Cod Almighty | Diary
Diary - Thursday 10 September 2009
10 September 2009
Your Guest Diarist returns shamefacedly to admit the cunning plan promised yesterday failed a risk assessment, was judged politically dubious, and was found to be in contravention of all laws passed since 1995. So while I go back to the drawing board and fart about with Coke and Mentos, today's Diary is filled with readers' responses which have been trickling into our inbox and which we have completely and wilfully ignored until now.
Paddy Atkinson told us a good story a week ago: "I don't get down to Blundell Park too often, living in New Zealand, but I was there a few weeks ago. First week of the season, midweek, in the shop, to buy some memorabilia for some sport-loving Kiwis. Fenty was jumping around the place, not happy with the press coverage he was getting. However, his main task in hand was organising the view the CCTV cameras were producing around the ground. He was on his mobile, Bob Monkhouse like - left a bit, right a bit, up a touch - perfect."
Then Paddy delivers his final thought: "If he hadn't moved them from the positions they'd drifted into over the lazy summer, maybe they would have picked up the Conlon incident."
Matt Pakes appears to be in danger of fully supporting the Diary's crazy solo campaign launched a couple of weeks ago. His email came in soon after last week's pasting at Port Vale: "For fuck's sake, just shut down the town." On the same day we heard from that noisy bloke at the back of the Pontoon, Mark Shepherd, advocating a direct action strategy: "A few people have written in who have issues with your Shut Down The Town campaign - and I would like to join them. I've bought a season ticket, for God's sake, man! If your campaign doesn't show some urgency I'll actually have to go to Blundell Park again this season. It's alright designing a pretty banner - I want to see progress. At least source some napalm or something."

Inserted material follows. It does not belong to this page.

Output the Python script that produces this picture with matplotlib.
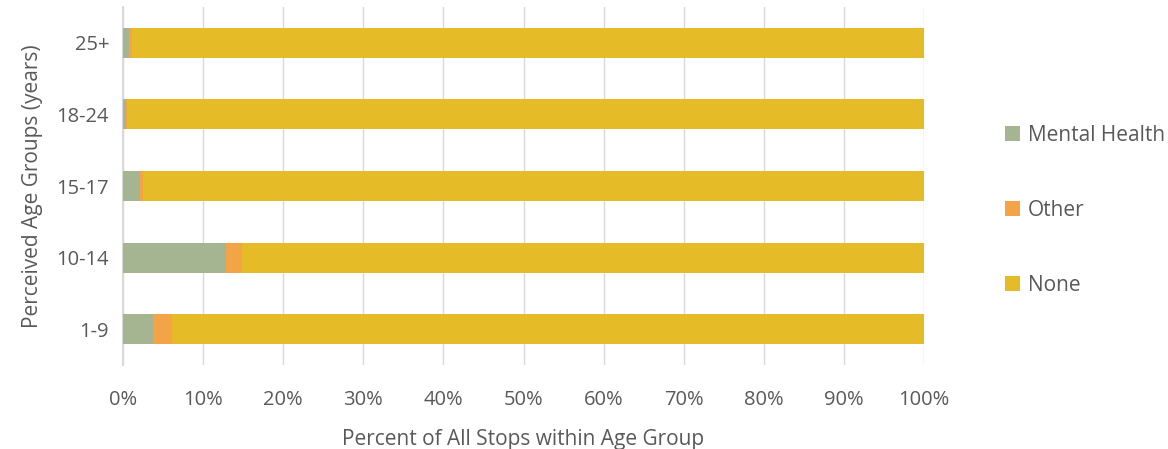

Martin Robinson wrote in on Tuesday with a small monograph snappily entitled "Things I'd rather spend my money on than watching Town at the moment". Then he provides a list for our consideration:
- Watch county cricket for £15 + kids free (matches at Trent Bridge and Headingley coming up... Been to Scarborough to watch Yorks this year, what a great day out!
- Playing local cricket, £5 subs, couple of pints of Batemans after... lovely
- Go watch some local music - Choice this Saturday - Rory Ellis (Aussie urban folkie) at the Ropewalk in Barton or Lynyrd Skynyrd tribute band on at Yardbirds, Freemo
'Sacked', I've just been told, means sacked from the job of driving Town's coach - not sacked from the job of coach driver. So anyone planning a nice coach trip to the set of Emmerdale or summat, think on. You may be driven by an unlucky chauffeur! If any reader can find this story and send it to us at diary@codalmighty.com then we'd be well chuffed, as we collect such things and store them in a thick tome with a working title of Really Stupid and Uneccessary PR Gaffes by Town.
Finally, Town chairman, local Tory bigwig and possibly very superstitious person John Fenty has told the Telegraph that the club's tax debt is down to £85,000 and is scheduled to be paid off by the end of the season. Fenty, in his usual masterly display of strangled English, tells us (I think) that the tax payments haven't reduced the playing budget because the director(s) have paid them. But they have hurt the playing budget because the directors' children's inheritances have been used to pay a tax bill rather than get better players. See yer.